● **Data extract**
━━━━━━━━━━━━━━━━━━━━

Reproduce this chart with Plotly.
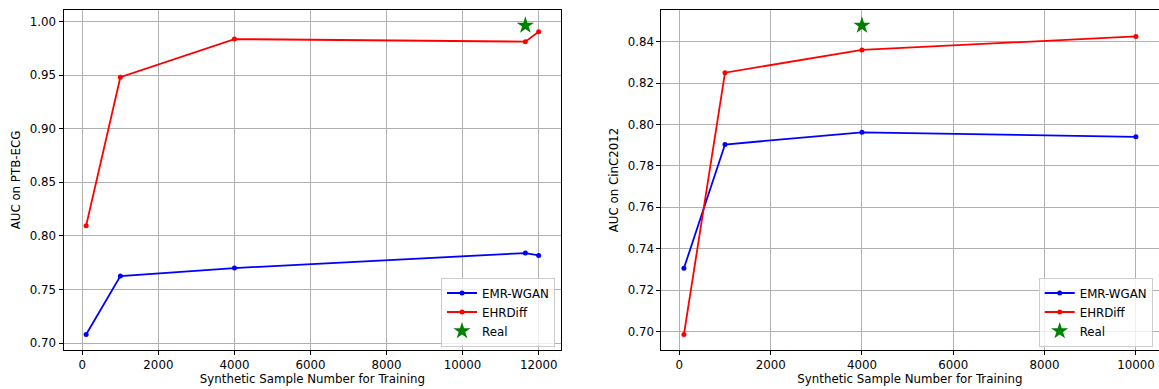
import plotly.graph_objects as go

# ---- data ----
ptb_x = [100, 1000, 4000, 11650, 12000]
ptb_emr = [0.708, 0.7625, 0.770, 0.784, 0.7818]
ptb_ehr = [0.8095, 0.948, 0.9836, 0.9812, 0.9905]
ptb_real_x = [11650]
ptb_real_y = [0.9963]

cinc_x = [100, 1000, 4000, 10000]
cinc_emr = [0.7305, 0.7903, 0.7962, 0.7940]
cinc_ehr = [0.6985, 0.8250, 0.8360, 0.8425]
cinc_real_x = [4000]
cinc_real_y = [0.8478]

ptb_xticks = [0, 2000, 4000, 6000, 8000, 10000, 12000]
ptb_yticks = [0.70, 0.75, 0.80, 0.85, 0.90, 0.95, 1.00]
cinc_xticks = [0, 2000, 4000, 6000, 8000, 10000]
cinc_yticks = [0.70, 0.72, 0.74, 0.76, 0.78, 0.80, 0.82, 0.84]

W, H = 1159, 389
FONT = "DejaVu Sans"
FS = 11.8
BLUE = "#0000ff"
RED = "#ff0000"
GREEN = "#008000"

fig = go.Figure()

def add_series(x, emr, ehr, rx, ry, xa, ya, leg):
    fig.add_trace(go.Scatter(x=x, y=emr, mode="lines+markers", name="EMR-WGAN",
                             line=dict(color=BLUE, width=1.8), marker=dict(color=BLUE, size=5),
                             xaxis=xa, yaxis=ya, legend=leg))
    fig.add_trace(go.Scatter(x=x, y=ehr, mode="lines+markers", name="EHRDiff",
                             line=dict(color=RED, width=1.8), marker=dict(color=RED, size=5),
                             xaxis=xa, yaxis=ya, legend=leg))
    fig.add_trace(go.Scatter(x=rx, y=ry, mode="markers", name="Real",
                             marker=dict(color=GREEN, size=13, symbol="star", line=dict(width=0)),
                             xaxis=xa, yaxis=ya, legend=leg))

add_series(ptb_x, ptb_emr, ptb_ehr, ptb_real_x, ptb_real_y, "x", "y", "legend")
add_series(cinc_x, cinc_emr, cinc_ehr, cinc_real_x, cinc_real_y, "x2", "y2", "legend2")

ml, mr, mt, mb = 0, 0, 10, 38.5
pw = W - ml - mr
ph = H - mt - mb

def px_x(p):
    return (p - ml) / pw

def px_y(p):
    return (H - mb - p) / ph

axis_common = dict(showline=True, mirror=True, linecolor="black", linewidth=1,
                   ticks="outside", ticklen=4, tickwidth=1, tickcolor="black",
                   showgrid=True, gridcolor="#b0b0b0", gridwidth=0.8, zeroline=False,
                   tickfont=dict(family=FONT, size=FS, color="black"))

def pad(vmin, vmax):
    span = vmax - vmin
    return [vmin - 0.05 * span, vmax + 0.05 * span]

ptb_all = ptb_emr + ptb_ehr + ptb_real_y
cinc_all = cinc_emr + cinc_ehr + cinc_real_y

fig.update_layout(
    width=W, height=H,
    margin=dict(l=ml, r=mr, t=mt, b=mb),
    paper_bgcolor="white", plot_bgcolor="white",
    font=dict(family=FONT, size=FS, color="black"),
    xaxis=dict(domain=[px_x(63.5), px_x(561.3)], anchor="y", range=pad(min(ptb_x), max(ptb_x)),
               tickvals=ptb_xticks, tickformat="d",
               title=dict(text="Synthetic Sample Number for Training", font=dict(size=FS), standoff=3),
               **axis_common),
    yaxis=dict(domain=[0, 1], anchor="x", range=pad(min(ptb_all), max(ptb_all)),
               tickvals=ptb_yticks, tickformat=".2f",
               title=dict(text="AUC on PTB-ECG", font=dict(size=FS), standoff=6),
               **axis_common),
    xaxis2=dict(domain=[px_x(661.3), px_x(1158.5)], anchor="y2", range=pad(min(cinc_x), max(cinc_x)),
                tickvals=cinc_xticks, tickformat="d",
                title=dict(text="Synthetic Sample Number for Training", font=dict(size=FS), standoff=3),
                **axis_common),
    yaxis2=dict(domain=[0, 1], anchor="x2", range=pad(min(cinc_all), max(cinc_all)),
                tickvals=cinc_yticks, tickformat=".2f",
                title=dict(text="AUC on CinC2012", font=dict(size=FS), standoff=6),
                **axis_common),
    legend=dict(x=px_x(555), y=px_y(347), xanchor="right", yanchor="bottom",
                bgcolor="rgba(255,255,255,0.8)", bordercolor="#cccccc", borderwidth=1,
                font=dict(family=FONT, size=FS), tracegroupgap=0),
    legend2=dict(x=px_x(1152.7), y=px_y(347), xanchor="right", yanchor="bottom",
                 bgcolor="rgba(255,255,255,0.8)", bordercolor="#cccccc", borderwidth=1,
                 font=dict(family=FONT, size=FS), tracegroupgap=0),
    showlegend=True,
)

fig.write_html("out.html")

━━━━━━━━━━━━━━━━━━━━

● **Exercise directions**
From the top of the listing above, repeat each line exactly until you reach the line containing "ptb_real_y = [0.9963]", and repeat that one too. Leave the pictures out.

● **Full response**
Reproduce this chart with Plotly.
import plotly.graph_objects as go

# ---- data ----
ptb_x = [100, 1000, 4000, 11650, 12000]
ptb_emr = [0.708, 0.7625, 0.770, 0.784, 0.7818]
ptb_ehr = [0.8095, 0.948, 0.9836, 0.9812, 0.9905]
ptb_real_x = [11650]
ptb_real_y = [0.9963]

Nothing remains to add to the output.